=== EXERCISE BRIEF ===
Take the lines from the top down to and including the one with "-16.9, -16.6, -17.3, -16.1, -17.1, -15.4, -16.3, -14.9, -16.3]" and repeat them exactly. Omit images.

=== SUPPLIED DATA ===
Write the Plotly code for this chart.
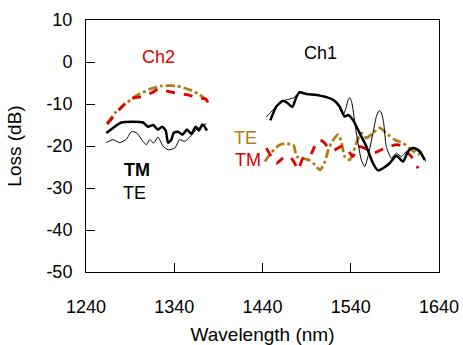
import plotly.graph_objects as go

# ---- data ----
ch2_tm_x = [1263.0, 1270.6, 1280.0, 1293.3, 1304.6, 1310.3, 1316.0, 1321.6, 1326.1, 1330.3, 1333.0, 1336.7,
            1339.3, 1344.2, 1349.2, 1354.4, 1359.4, 1364.3, 1368.0, 1371.9, 1377.1]
ch2_tm_y = [-16.9, -15.7, -14.4, -14.2, -14.4, -15.4, -15.0, -16.1, -15.4, -16.3, -19.2, -18.5,
            -16.9, -16.6, -17.3, -16.1, -17.1, -15.4, -16.3, -14.9, -16.3]

ch2_te_x = [1263.0, 1270.6, 1278.0, 1285.7, 1291.4, 1297.0, 1304.6, 1308.4, 1312.1, 1316.7, 1321.6, 1327.2,
            1333.0, 1340.5, 1346.1, 1351.8, 1357.5, 1365.0, 1376.4]
ch2_te_y = [-19.2, -18.5, -19.2, -18.4, -16.6, -16.8, -18.9, -19.7, -18.5, -19.3, -17.9, -20.0,
            -20.9, -20.5, -18.5, -18.9, -17.9, -16.1, -14.7]

ch2_te_dd_x = [1263.8, 1274.4, 1285.7, 1298.9, 1312.1, 1325.4, 1342.4, 1357.5, 1368.8, 1378.2]
ch2_te_dd_y = [-14.6, -11.8, -9.8, -7.8, -6.5, -5.7, -5.7, -6.6, -7.8, -9.4]

ch2_tm_d_x = [1264.0, 1274.4, 1283.8, 1293.3, 1304.6, 1314.0, 1321.6, 1333.0, 1346.0, 1355.6, 1366.9, 1375.6, 1380.0]
ch2_tm_d_y = [-14.8, -12.2, -10.0, -8.6, -8.2, -7.4, -6.5, -7.0, -7.6, -7.8, -8.6, -8.8, -10.4]

ch1_tm_x = [1448.9, 1455.7, 1463.2, 1468.0, 1473.8, 1478.3, 1482.0, 1489.7, 1504.8, 1519.9, 1527.4, 1533.1,
            1536.9, 1542.5, 1550.0, 1557.7, 1565.2, 1570.9, 1576.5, 1584.0, 1591.7, 1599.2, 1604.9,
            1610.5, 1618.0, 1623.8]
ch1_tm_y = [-13.9, -10.6, -9.2, -9.7, -10.7, -8.4, -7.2, -7.6, -8.0, -9.0, -10.6, -13.0,
            -12.6, -13.8, -16.9, -20.1, -24.1, -25.8, -25.3, -24.1, -22.3, -23.7, -21.3,
            -20.5, -21.3, -23.3]

ch1_te_x = [1444.3, 1451.9, 1459.5, 1467.0, 1474.6, 1482.0, 1497.2, 1512.3, 1523.7, 1531.2, 1534.5, 1537.0,
            1539.0, 1541.5, 1546.3, 1552.0, 1555.8, 1559.5, 1565.2, 1569.0, 1572.0, 1574.5, 1577.3,
            1580.3, 1586.0, 1591.7, 1597.3, 1603.0, 1610.5, 1618.0, 1624.9]
ch1_te_y = [-13.1, -11.4, -9.8, -9.0, -8.6, -7.4, -7.8, -8.2, -9.4, -12.6, -11.0, -9.0,
            -8.5, -10.0, -16.9, -23.3, -24.9, -22.5, -16.9, -13.0, -11.6, -12.0, -14.5,
            -20.1, -22.9, -21.7, -22.5, -21.3, -20.3, -20.9, -23.7]

ch1_te_dd_x = [1442.8, 1450.0, 1459.8, 1466.0, 1474.9, 1478.7, 1485.0, 1492.0, 1497.7, 1505.2, 1510.8,
               1514.6, 1520.3, 1526.0, 1529.7, 1533.1, 1538.8, 1542.5, 1546.3, 1552.0, 1557.7,
               1565.2, 1572.8, 1582.2, 1589.8, 1599.2, 1608.7, 1618.0]
ch1_te_dd_y = [-23.7, -21.5, -19.7, -19.5, -19.7, -22.5, -22.9, -23.3, -24.1, -25.7, -23.7,
               -20.9, -18.5, -17.3, -19.3, -22.5, -23.3, -21.7, -19.3, -16.9, -18.1,
               -16.9, -15.7, -17.3, -18.5, -19.3, -20.9, -22.1]

ch1_tm_d_x = [1444.3, 1450.0, 1455.7, 1463.2, 1470.8, 1476.5, 1480.2, 1485.9, 1493.4, 1499.1, 1504.8,
              1510.4, 1516.1, 1521.8, 1529.3, 1535.0, 1542.5, 1548.2, 1555.8, 1565.2, 1574.7,
              1584.1, 1593.5, 1601.0, 1608.7, 1616.3]
ch1_tm_d_y = [-20.5, -22.5, -24.1, -22.9, -22.5, -24.1, -25.7, -22.9, -22.5, -20.1, -18.5,
              -19.3, -20.9, -20.9, -20.1, -20.5, -22.5, -20.1, -20.5, -21.7, -20.9,
              -20.1, -19.7, -20.9, -22.5, -25.3]

x_ticks = [1240, 1340, 1440, 1540, 1640]
x_tick_labels = ["1240", "1340", "1440", "1540", "1640"]
y_ticks = [10, 0, -10, -20, -30, -40, -50]
y_tick_labels = ["10", "0", "-10", "-20", "-30", "-40", "-50"]

labels_text = ["Ch2", "Ch1", "<b>TM</b>", "TE", "TE", "TM"]
labels_x = [1322.0, 1506.1, 1298.0, 1295.5, 1421.1, 1423.6]
labels_y = [1.3, 2.1, -25.8, -31.2, -18.1, -23.3]

RED = "#e00000"
GOLD = "#b07d12"
BLACK = "#000000"
labels_color = [RED, BLACK, BLACK, BLACK, GOLD, RED]

FONT = "Arial, 'Liberation Sans', Helvetica, sans-serif"

fig = go.Figure()

def add(x, y, color, width, dash, shape="spline"):
    fig.add_trace(go.Scatter(x=x, y=y, mode="lines", showlegend=False, hoverinfo="skip",
                             line=dict(color=color, width=width, dash=dash, shape=shape, smoothing=0.6)))

add(ch2_te_dd_x, ch2_te_dd_y, GOLD, 2.8, "dashdot")
add(ch2_tm_d_x, ch2_tm_d_y, RED, 2.8, "dash")
add(ch2_te_x, ch2_te_y, BLACK, 1, "solid")
add(ch2_tm_x, ch2_tm_y, BLACK, 2.5, "solid")
add(ch1_te_dd_x, ch1_te_dd_y, GOLD, 2.8, "dashdot")
add(ch1_tm_d_x, ch1_tm_d_y, RED, 2.8, "dash")
add(ch1_te_x, ch1_te_y, BLACK, 1, "solid")
add(ch1_tm_x, ch1_tm_y, BLACK, 2.5, "solid")

for t, x, y, c in zip(labels_text, labels_x, labels_y, labels_color):
    fig.add_annotation(x=x, y=y, xref="x", yref="y", text=t, showarrow=False,
                       font=dict(family=FONT, size=18, color=c))

fig.update_layout(
    width=463, height=345,
    margin=dict(l=86, r=24, t=20, b=73),
    paper_bgcolor="white", plot_bgcolor="white",
    font=dict(family=FONT, size=18, color="black"),
)
fig.update_xaxes(range=[1240, 1640], tickvals=x_ticks, ticktext=x_tick_labels,
                 tickfont=dict(family=FONT, size=18, color="black"),
                 ticks="inside", ticklen=9, tickwidth=1, tickcolor="black",
                 showline=True, linecolor="black", linewidth=1, mirror=True,
                 showgrid=False, zeroline=False, ticklabelstandoff=18, automargin=False,
                 title=dict(text="Wavelength (nm)", font=dict(family=FONT, size=19), standoff=12))
fig.update_yaxes(range=[-50, 10], tickvals=y_ticks, ticktext=y_tick_labels,
                 tickfont=dict(family=FONT, size=18, color="black"),
                 ticks="inside", ticklen=9, tickwidth=1, tickcolor="black",
                 showline=True, linecolor="black", linewidth=1, mirror=True,
                 showgrid=False, zeroline=False, ticklabelstandoff=9, automargin=False,
                 title=dict(text="Loss (dB)", font=dict(family=FONT, size=19), standoff=19))

fig.write_html("out.html", config={"displayModeBar": False},
               post_script="document.body.style.margin='0';")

=== EXPECTED ANSWER ===
Write the Plotly code for this chart.
import plotly.graph_objects as go

# ---- data ----
ch2_tm_x = [1263.0, 1270.6, 1280.0, 1293.3, 1304.6, 1310.3, 1316.0, 1321.6, 1326.1, 1330.3, 1333.0, 1336.7,
            1339.3, 1344.2, 1349.2, 1354.4, 1359.4, 1364.3, 1368.0, 1371.9, 1377.1]
ch2_tm_y = [-16.9, -15.7, -14.4, -14.2, -14.4, -15.4, -15.0, -16.1, -15.4, -16.3, -19.2, -18.5,
            -16.9, -16.6, -17.3, -16.1, -17.1, -15.4, -16.3, -14.9, -16.3]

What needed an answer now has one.